Indeed, Menzel really relates to Jodi’s maternal protectiveness, whether she’s haranguing her father about making sure there’s gluten-free food around for her 20-year-old son, Benji, or warning Benji about not getting involved with her father’s lover. “When you’re pregnant, everyone says that your life will change, but they don’t tell you that for the rest of your life, you will have this aching moment in your heart every day worrying that your child is safe and well,” she notes. “I have to say, my mother was fiercely protective of me, and I see some of that fierceness in not just my real-life behavior but also in how Jodi acts. There is no question in my mind that she really loves her sons, just as I love Walker.”

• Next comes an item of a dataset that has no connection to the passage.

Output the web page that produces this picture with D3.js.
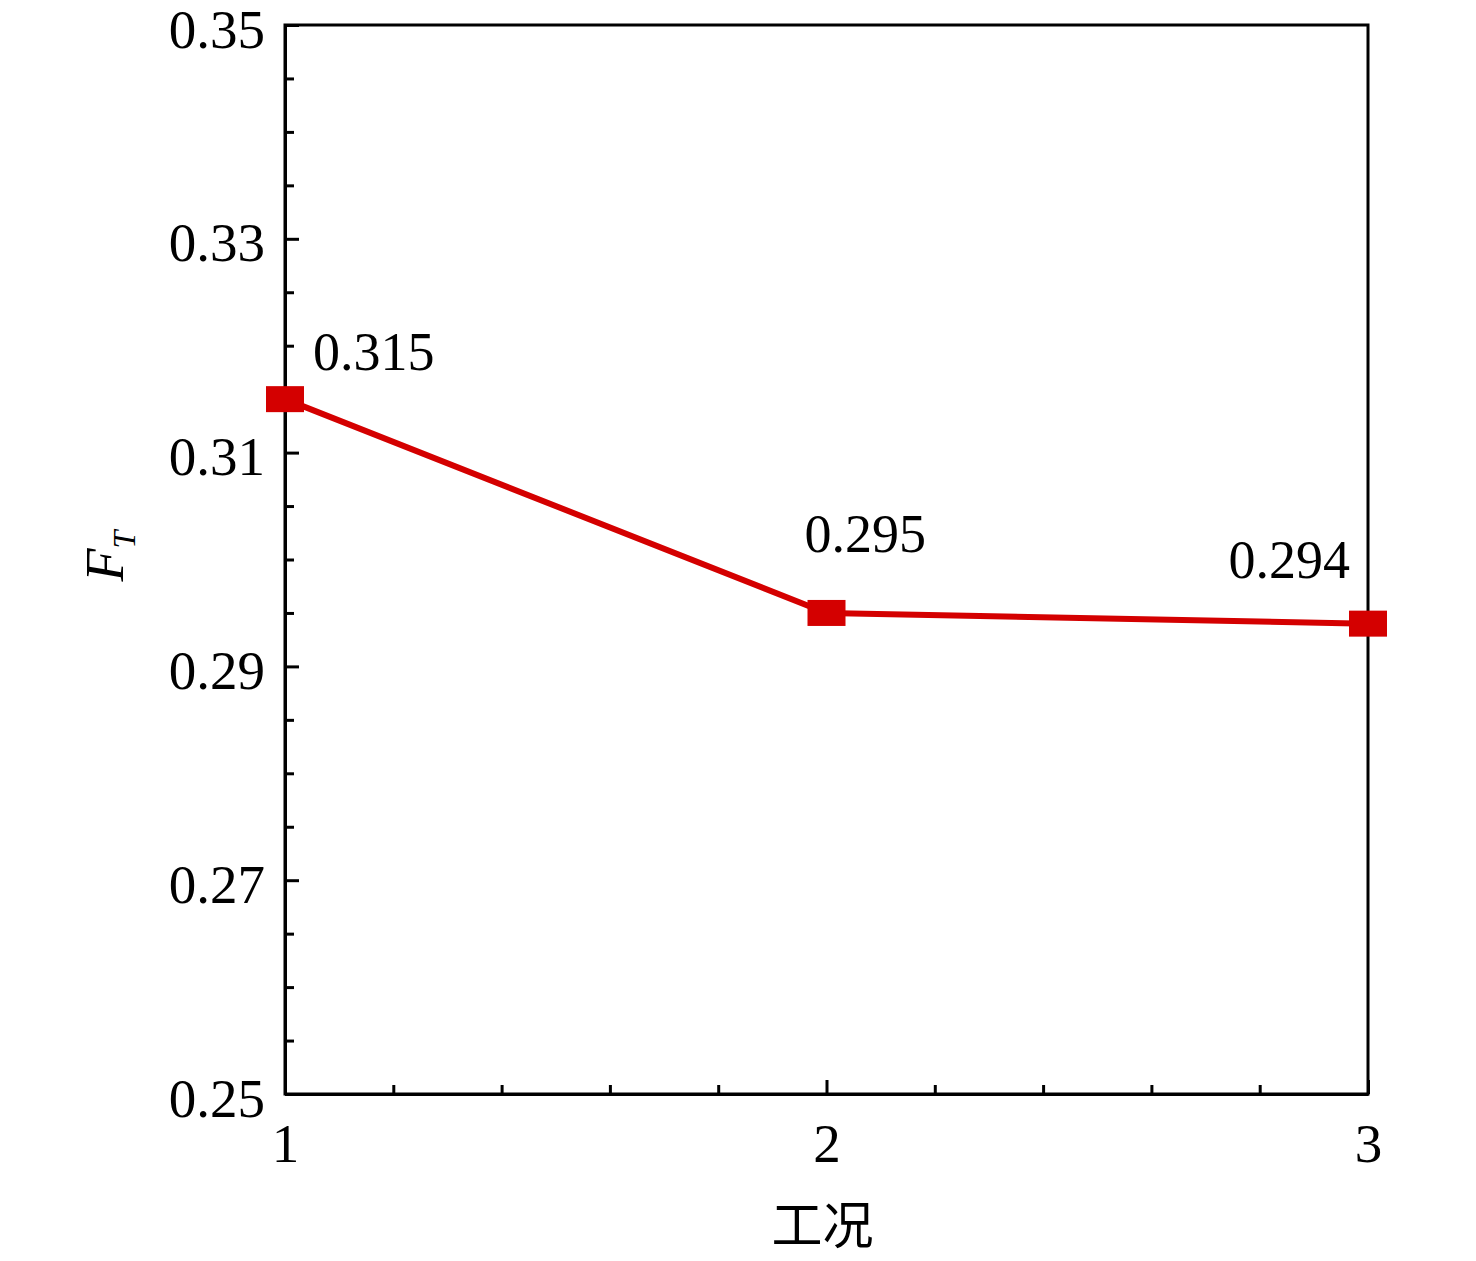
<!DOCTYPE html>
<html>
<head>
<meta charset="UTF-8">
<title>F_T</title>
<script src="https://cdn.jsdelivr.net/npm/d3@7"></script>
<style>
    html, body { margin: 0; padding: 0; background: #fff; }
    svg text { font-family: "Liberation Serif", "Times New Roman", serif; fill: #000; }
</style>
</head>
<body>
<div id="chart"></div>
<script>
    // data
    const cases = [1, 2, 3];
    const ftValues = [0.315, 0.295, 0.294];
    const pointLabels = ["0.315", "0.295", "0.294"];
    const xTicks = [1, 2, 3];
    const yTicks = [0.25, 0.27, 0.29, 0.31, 0.33, 0.35];

    const width = 1476, height = 1261;
    const margin = {left: 285, right: 108, top: 25, bottom: 167};
    const red = "#d40000";

    const svg = d3.select("#chart").append("svg")
        .attr("width", width)
        .attr("height", height);

    const x = d3.scaleLinear().domain([1, 3]).range([margin.left, width - margin.right]);
    const y = d3.scaleLinear().domain([0.25, 0.35]).range([height - margin.bottom, margin.top]);

    const minorX = d3.range(1, 3.0001, 0.2).filter(v => !xTicks.some(t => Math.abs(t - v) < 1e-6));
    const minorY = d3.range(0.25, 0.35001, 0.005).filter(v => !yTicks.some(t => Math.abs(t - v) < 1e-6));

    // minor ticks first (no labels)
    svg.append("g")
        .attr("transform", `translate(0,${y.range()[0]})`)
        .call(d3.axisBottom(x).tickValues(minorX).tickSize(-9).tickFormat(""))
        .call(g => g.select(".domain").remove());
    svg.append("g")
        .attr("transform", `translate(${x.range()[0]},0)`)
        .call(d3.axisLeft(y).tickValues(minorY).tickSize(-9).tickFormat(""))
        .call(g => g.select(".domain").remove());

    // major ticks, pointing inward
    svg.append("g")
        .attr("transform", `translate(0,${y.range()[0]})`)
        .call(d3.axisBottom(x).tickValues(xTicks).tickSizeInner(-14).tickSizeOuter(0)
            .tickPadding(29).tickFormat(d3.format("d")));
    const yAxis = svg.append("g")
        .attr("transform", `translate(${x.range()[0]},0)`)
        .call(d3.axisLeft(y).tickValues(yTicks).tickSizeInner(-14).tickSizeOuter(0)
            .tickPadding(20).tickFormat(d3.format(".2f")));

    svg.selectAll(".tick line").attr("stroke", "#000").attr("stroke-width", 3);
    svg.selectAll(".domain").attr("stroke", "#000").attr("stroke-width", 3);
    svg.selectAll(".tick text").style("font-size", "55px");
    yAxis.selectAll(".tick text").attr("dy", "0.4em");

    // frame top and right
    svg.append("rect")
        .attr("x", x.range()[0]).attr("y", y.range()[1])
        .attr("width", x.range()[1] - x.range()[0])
        .attr("height", y.range()[0] - y.range()[1])
        .attr("fill", "none").attr("stroke", "#000").attr("stroke-width", 3);

    // series line
    const pts = cases.map((c, i) => ({x: c, y: ftValues[i], label: pointLabels[i]}));
    svg.append("path")
        .datum(pts)
        .attr("fill", "none")
        .attr("stroke", red)
        .attr("stroke-width", 6)
        .attr("d", d3.line().x(d => x(d.x)).y(d => y(d.y)));

    // square markers (a bit wider than tall, as in the picture)
    const mw = 38, mh = 26;
    svg.selectAll("rect.marker")
        .data(pts)
        .enter()
        .append("rect")
        .attr("class", "marker")
        .attr("x", d => x(d.x) - mw / 2)
        .attr("y", d => y(d.y) - mh / 2)
        .attr("width", mw)
        .attr("height", mh)
        .attr("fill", red);

    // value labels, offsets in pixels from each point
    const labelPos = [
        {dx: 28, dy: -29, anchor: "start"},
        {dx: -22, dy: -61, anchor: "start"},
        {dx: -18, dy: -46, anchor: "end"}
    ];
    svg.selectAll("text.value")
        .data(pts)
        .enter()
        .append("text")
        .attr("class", "value")
        .attr("x", (d, i) => x(d.x) + labelPos[i].dx)
        .attr("y", (d, i) => y(d.y) + labelPos[i].dy)
        .attr("text-anchor", (d, i) => labelPos[i].anchor)
        .style("font-size", "54px")
        .text(d => d.label);

    // axis titles
    svg.append("text")
        .attr("x", (x.range()[0] + x.range()[1]) / 2 - 4)
        .attr("y", 1244)
        .attr("text-anchor", "middle")
        .style("font-family", "'Noto Sans CJK SC', sans-serif")
        .style("font-size", "51px")
        .text("工况");

    const yTitle = svg.append("text")
        .attr("transform", "translate(123,556) rotate(-90)")
        .attr("text-anchor", "middle")
        .style("font-size", "54px")
        .style("font-style", "italic");
    yTitle.append("tspan").text("F");
    yTitle.append("tspan").attr("dy", 12).style("font-size", "32px").text("T");
</script>
</body>
</html>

Nonetheless, Menzel admits that Jodi — at least on the page — can be a tough act to swallow at times, trying to control everything and everyone around her. “There is no question that Jodi has her own agenda and can be completely self-absorbed,” she says. “In my mind, I’ve been working on whether to try to soften her or embrace her abrasiveness. I firmly believe every character doesn’t have to be likable, and so it’s OK that sometimes Jodi is a real pain in the ass. But as an actress, not only do you need to have empathy and understanding for your character, you have to make the audience understand where she’s coming from.”
And where does Menzel think Jodi is ultimately coming from? “In addition to dealing with her own insecurities, she is really wrestling with her father’s decision. Part of me gets that: being able to embrace the idea that if I was as old as Elliott, would physically being with someone as young and handsome as his lover really bring me such joy and ecstasy?” she says. “But what I really love most about the play is that it will spark a conversation among people of all ages and sexual persuasions: What makes you feel alive? What kind of love do you need in your life? What makes you feel fulfilled? I can’t wait to work on it!”